Hudson commented on HBASE-3545:
-------------------------------

Integrated in HBase-TRUNK #1746 (See 
[https://hudson.apache.org/hudson/job/HBase-TRUNK/1746/])
    HBASE-3545 Possible liveness issue with MasterServerAddress in 
HRegionServer getMaster


> Possible liveness issue with MasterServerAddress in HRegionServer getMaster 
> ----------------------------------------------------------------------------
>
>                 Key: HBASE-3545
>                 URL: https://issues.apache.org/jira/browse/HBASE-3545
>             Project: HBase
>          Issue Type: Bug
>          Components: regionserver
>    Affects Versions: 0.90.0
>         Environment: 4 Node test cluster
> 2x Hbase master
> 3x Zookeeper nodes
> 4x RS
>            Reporter: Greg Bowyer
>         Attachments: 
> 0001-Fixed-issue-where-the-region-servers-may-never-conne.patch
>
>
> As part of our evaluation of HBase we have been testing failure scenarios to 
> see how HBase fails in certain situations.
> One of these is the outright failure of a HBase master.
> What presently happens, if a HBase master is shutdown, is that the standby 
> master becomes the active master in the Zookeeper.
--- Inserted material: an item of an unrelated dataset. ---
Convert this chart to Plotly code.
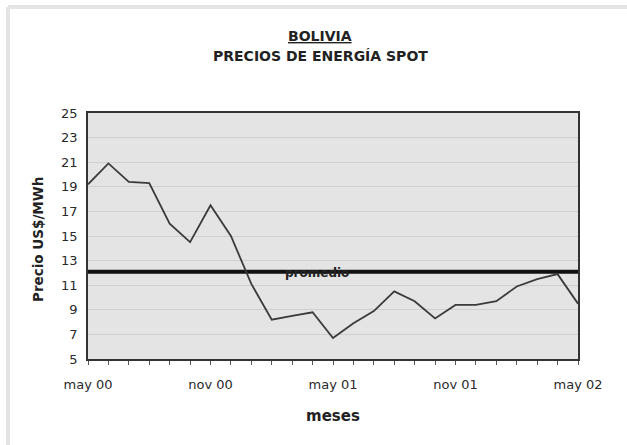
import plotly.graph_objects as go

# Monthly spot energy prices, May 2000 - May 2002 (US$/MWh)
meses = ["may 00", "jun 00", "jul 00", "ago 00", "sep 00", "oct 00",
         "nov 00", "dic 00", "ene 01", "feb 01", "mar 01", "abr 01",
         "may 01", "jun 01", "jul 01", "ago 01", "sep 01", "oct 01",
         "nov 01", "dic 01", "ene 02", "feb 02", "mar 02", "abr 02",
         "may 02"]
precio = [19.2, 20.9, 19.4, 19.3, 16.0, 14.5, 17.5, 15.0, 11.1, 8.2,
          8.5, 8.8, 6.7, 7.9, 8.9, 10.5, 9.7, 8.3, 9.4, 9.4,
          9.7, 10.9, 11.5, 11.9, 9.5]
promedio = 12.1
etiquetas_x = ["may 00", "nov 00", "may 01", "nov 01", "may 02"]
y_ticks = [5, 7, 9, 11, 13, 15, 17, 19, 21, 23, 25]

idx = list(range(len(meses)))
tick_text = [m if m in etiquetas_x else "" for m in meses]

FONT = "DejaVu Sans"
TXT = "#2a2a2a"

fig = go.Figure()
fig.add_trace(go.Scatter(
    x=[idx[0], idx[-1]], y=[promedio, promedio], mode="lines",
    line=dict(color="#111111", width=4), hoverinfo="skip", showlegend=False))
fig.add_trace(go.Scatter(
    x=idx, y=precio, mode="lines",
    line=dict(color="#3a3a3a", width=1.8), showlegend=False))

fig.add_annotation(x=11.2, y=promedio, text="<b>promedio</b>", showarrow=False,
                   font=dict(family=FONT, size=12, color="#222222"), yshift=-1)


def px_x(px):
    return (px - 88) / 490


def px_y(py):
    return (359 - py) / 246


# titles
for text, cx, cy, size, angle in [
    ("<b><u>BOLIVIA</u></b>", 320, 36, 14, 0),
    ("<b>PRECIOS DE ENERGÍA SPOT</b>", 320, 56, 14, 0),
    ("<b>meses</b>", 333, 416, 15, 0),
    ("<b>Precio US$/MWh</b>", 38, 240, 13.5, -90),
]:
    fig.add_annotation(xref="paper", yref="paper", x=px_x(cx), y=px_y(cy),
                       xanchor="center", yanchor="middle", text=text,
                       showarrow=False, textangle=angle,
                       font=dict(family=FONT, size=size, color="#222222"))

fig.update_layout(
    width=627, height=445,
    margin=dict(l=88, r=49, t=113, b=86),
    paper_bgcolor="white", plot_bgcolor="#e4e4e4",
    xaxis=dict(range=[0, 24], tickmode="array", tickvals=idx, ticktext=tick_text,
               ticks="outside", ticklen=4, tickcolor="#555555", showgrid=False,
               showline=True, linecolor="#333333", linewidth=1.5, mirror=True,
               tickfont=dict(size=13, family=FONT, color=TXT), zeroline=False,
               ticklabelstandoff=9),
    yaxis=dict(range=[5, 25], tickmode="array", tickvals=y_ticks,
               showgrid=True, gridcolor="#cfcfcf", gridwidth=1,
               showline=True, linecolor="#333333", linewidth=1.5, mirror=True,
               ticks="", tickfont=dict(size=13, family=FONT, color=TXT), zeroline=False,
               ticklabelstandoff=6),
)

# light frame around the chart area
fig.add_shape(type="line", xref="paper", yref="paper", x0=px_x(8), x1=px_x(640),
              y0=px_y(7), y1=px_y(7), line=dict(color="#e4e4e4", width=4))
fig.add_shape(type="line", xref="paper", yref="paper", x0=px_x(8), x1=px_x(8),
              y0=px_y(7), y1=px_y(460), line=dict(color="#e4e4e4", width=4))

fig.write_html("out.html")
At the same time the 
> region servers fail to connect to the dead master and typically fail their 
> own heartbeats as part of the reportForDuty() method.
> Following this the region server attempts to get a connection to a working 
> HBase master, inside the getMaster() method the first action is to get the 
> address of a potentially working master server from zookeeper. Following this 
> the code is put into a tight loop whereupon it keeps attempting to connect to 
> the address of the master found in Zookeeper.
> Unfortunately it appears that during master fail-over, it becomes possible to 
> get the address of the old, broken master, this address is then put into the 
> connection attempt loop, whereupon the region server attempts to infinitely 
> connect to the failed, none existent master. At this point nothing is able to 
> break the loop in getMaster so the RS is unable to contact the master.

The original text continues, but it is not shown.